Pittsburgh City Council chambers overflowed with elected officials, city employees, community leaders, friends and family as the newly elected and re-elected members of the 138th City Council were sworn in.
Natalia Rudiak, Theresa Kail-Smith and Daniel Lavelle all won re-election in their districts in November, while Bill Peduto’s former chief of staff, Dan Gilman, took over the new Mayor’s seat on Council.
Re-elected members of City Council took time to reflect on changes in their districts and in the city during the last four years.
Kail-Smith lauded the new development in her district, including Highmark Stadium at Station Square, a new street hockey rink in Banksville and a new food market in Sheraden.
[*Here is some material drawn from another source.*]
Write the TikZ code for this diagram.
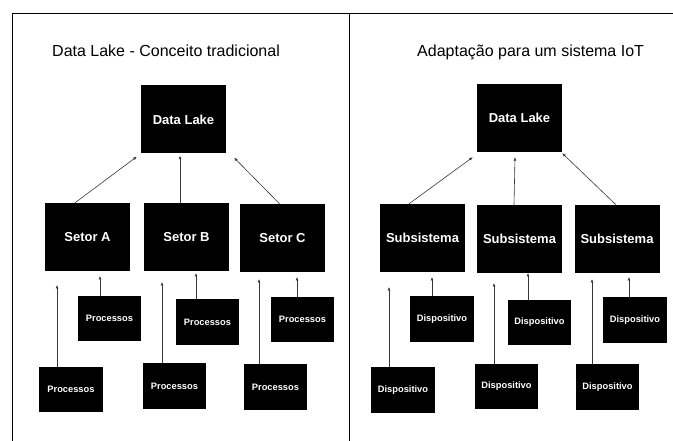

“There’s a lot of things happening in District 2, and we don’t always do a good job of doing our own PR and letting people know all the work we’re doing in our community,” Kail-Smith said. “But I think you’re starting to see there is more and more interest in the West End and more things coming to our district.”
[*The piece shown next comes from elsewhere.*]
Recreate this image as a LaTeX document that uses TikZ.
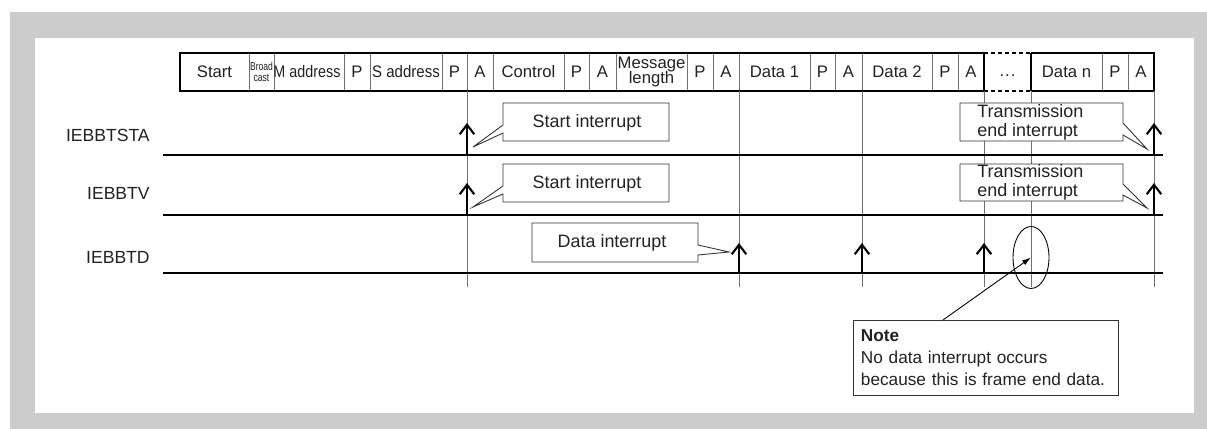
\documentclass[tikz,border=0pt]{standalone}
\usepackage{fontspec}
\setmainfont{Liberation Sans}
\usepackage{graphicx}
\usepackage{tikz}
\usetikzlibrary{
  arrows.meta,
  shapes.geometric
}
\definecolor{panelgray}{HTML}{CCCCCC}
\definecolor{gridgray}{HTML}{707070}
\definecolor{inkgray}{HTML}{222222}

\begin{document}
\begin{tikzpicture}[
  x=0.02cm, y=-0.02cm,
  cell/.style={
    inner sep=0pt, text=inkgray, font=\fontsize{9.5}{10}\selectfont,
  },
  signame/.style={
    anchor=east, inner sep=0pt, text=inkgray, font=\fontsize{10}{12}\selectfont,
  },
  sigline/.style={line width=1.1pt},
  tickline/.style={draw=gridgray, line width=0.5pt},
  divider/.style={draw=gridgray, line width=0.5pt},
  framebox/.style={line width=1.1pt},
  irq/.style={
    line width=1.2pt, -{Straight Barb[length=1.9mm,width=2.9mm]},
  },
  bubble/.style={draw=black!80, line width=0.5pt, fill=white, line join=miter},
  bubbletext/.style={
    inner sep=0pt, text=inkgray, align=left, font=\fontsize{10.2}{11}\selectfont,
  },
  notebox/.style={
    draw=black!80, line width=0.5pt, anchor=north west, align=left,
    text width=50mm, minimum height=15mm, inner xsep=1.5mm, inner ysep=1.2mm,
    text=inkgray, font=\fontsize{9.8}{12.6}\selectfont,
  },
]

% panel
\fill[panelgray] (10,12) rectangle (1207,429);
\fill[white] (35,38) rectangle (1194,413);
\useasboundingbox (0,0) rectangle (1207,429);

% frame layout
\foreach \x in {249,274,344,370,442,467,493,564,589,616,687,713,739,810,835,862,932,958,1102,1128}
  \draw[divider] (\x,53) -- (\x,91);
\draw[framebox] (984,53) -- (180,53) -- (180,91) -- (984,91);
\draw[framebox] (1031,53) -- (1154,53) -- (1154,91) -- (1031,91);
\draw[framebox, dash pattern=on 0.8mm off 0.6mm] (984,53) -- (1031,53);
\draw[framebox, dash pattern=on 0.8mm off 0.6mm] (984,91) -- (1031,91);
\draw[line width=0.8pt] (984,53) -- (984,91);
\draw[line width=0.8pt] (1031,53) -- (1031,91);

\foreach \cx/\txt [count=\i] in {214.5/Start, 357/P, 454.5/P, 480/A, 528.5/Control,
    576.5/P, 602.5/A, 700/P, 726/A, 774.5/Data 1, 822.5/P, 848.5/A, 897/Data 2,
    945/P, 971/A, 1066.5/Data n, 1115/P, 1141/A}
  \node[cell] (cell\i) at (\cx,72) {\txt};
\node[cell, anchor=base] (gap) at (1007.5,77) {.\kern0.6pt.\kern0.6pt.};
\node[cell, align=center, font=\fontsize{6.5}{6.5}\selectfont] (bcast) at (261.5,72)
  {\scalebox{0.75}[1]{Broad}\\\scalebox{0.75}[1]{cast}};
\node[cell] (maddr) at (307,72) {\scalebox{0.86}[1]{M address}};
\node[cell] (saddr) at (406,72) {\scalebox{0.9}[1]{S address}};
\node[cell, align=center, font=\fontsize{9.5}{9}\selectfont] (msglen) at (651.5,72)
  {Message\\length};

% timing marks
\foreach \x in {467,739,862,984,1031,1154}
  \draw[tickline] (\x,91) -- (\x,287);

% signals
\node[signame] (sta) at (150,135) {IEBBTSTA};
\node[signame] (stv) at (150,193) {IEBBTV};
\node[signame] (std) at (150,257) {IEBBTD};
\draw[sigline] (163,155) -- (1163,155);
\draw[sigline] (163,215) -- (1163,215);
\draw[sigline] (163,273) -- (1163,273);

\draw[irq] (467,155) -- (467,123);
\draw[irq] (1154,155) -- (1154,123);
\draw[irq] (467,215) -- (467,183);
\draw[irq] (1154,215) -- (1154,183);
\draw[irq] (739,273) -- (739,243);
\draw[irq] (862,273) -- (862,243);
\draw[irq] (984,273) -- (984,243);

% callouts
\draw[bubble] (503,103) -- (669,103) -- (669,141) -- (503,141) -- (503,133)
  -- (473,147) -- (503,125) -- cycle;
\node[bubbletext] (si1) at (587,123) {Start interrupt};
\draw[bubble] (503,164) -- (669,164) -- (669,202) -- (503,202) -- (503,194)
  -- (473,207) -- (503,186) -- cycle;
\node[bubbletext] (si2) at (587,184) {Start interrupt};
\draw[bubble] (960,103) -- (1123,103) -- (1123,123) -- (1147,149) -- (1123,135)
  -- (1123,141) -- (960,141) -- cycle;
\node[bubbletext, anchor=west] (te1) at (977,122.5) {Transmission\\end interrupt};
\draw[bubble] (960,164) -- (1123,164) -- (1123,184) -- (1147,208) -- (1123,195)
  -- (1123,201) -- (960,201) -- cycle;
\node[bubbletext, anchor=west] (te2) at (977,182.5) {Transmission\\end interrupt};
\draw[bubble] (532,223) -- (698,223) -- (698,245) -- (729,252) -- (698,255)
  -- (698,262) -- (532,262) -- cycle;
\node[bubbletext] (di) at (612,243) {Data interrupt};

% frame end data
\node[draw, ellipse, line width=0.5pt, inner sep=0pt, minimum width=7.2mm,
  minimum height=12.4mm] (fend) at (1031,257.5) {};
\node[notebox] (note) at (853,320)
  {\textbf{Note}\\No data interrupt occurs\\because this is frame end data.};
\coordinate (nref) at (943,320);
\draw[line width=0.5pt, -{Latex[length=1.8mm,width=1.1mm]}] (nref) -- (fend.center);

\end{tikzpicture}
\end{document}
Rudiak referenced the speech she gave when she first took her City Council seat in 2009.
“Four years ago I issued a challenge that said, ‘Pittsburgh needs a reawakening, and all of us here today must lead it,” Rudiak said. “And I have to say Pittsburgh, you have delivered.”
Rudiak thanked citizens of all stripes who she said help to make the city great.
“It is because of you and because of my colleagues, both returning and new, as well as our mayor-elect, that the American Dream is being reborn in the next great American city,” Rudiak said. “And that next great American city is Pittsburgh.”
Daniel Lavelle said he has always been a proponent of new development, but that it’s important not to lose sight of the purpose of development.
“Even as we look at the future redevelopment of the lower Hill, I’ve said from day one, for me, this is not about bricks and mortar,” Lavelle said. “The bricks and mortar are a means to an end. The end is a new economic reality for the community that I serve, and a new economic reality for those that sit here in this room.”
He also issued a challenge to his colleagues on council and in city government to remember that they must ensure that all citizens benefit from Pittsburgh’s resurgence.
“We have to invest in the least among us in order for the city to ever truly be great, and ever truly be the most livable for all,” Lavelle said.
While Lavelle said he had just starting planning his remarks for the ceremony the night before, Gilman joked that he’d been working on his speech for seven months. Indeed, he presented a clear and optimistic vision for the city.
“I believe in a city where people get paid enough that when they put in an honest, hardworking, eight-hour day, they should go home to their families with healthcare, money to pay the rent, and money to put food on the table,” Gilman said.
In previous interviews, the councilman has made similar remarks in reference to UPMC’s alleged labor violations, though he did not mention the healthcare giant by name in his speech.
Gilman also said he looks forward to bringing the city into the 21st century in terms of technology and data, echoing remarks made by Peduto, his former boss.
“I believe in a city that uses data and not politics to make decision,” Gilman said. “I believe in a city that uses modern technology to improve the way we provide our services to the city’s taxpayers.”
A new bill to offer early retirement to city employees was introduced during the first official meeting of the new Council, but the bulk of the meeting was ceremonial, rather than procedural.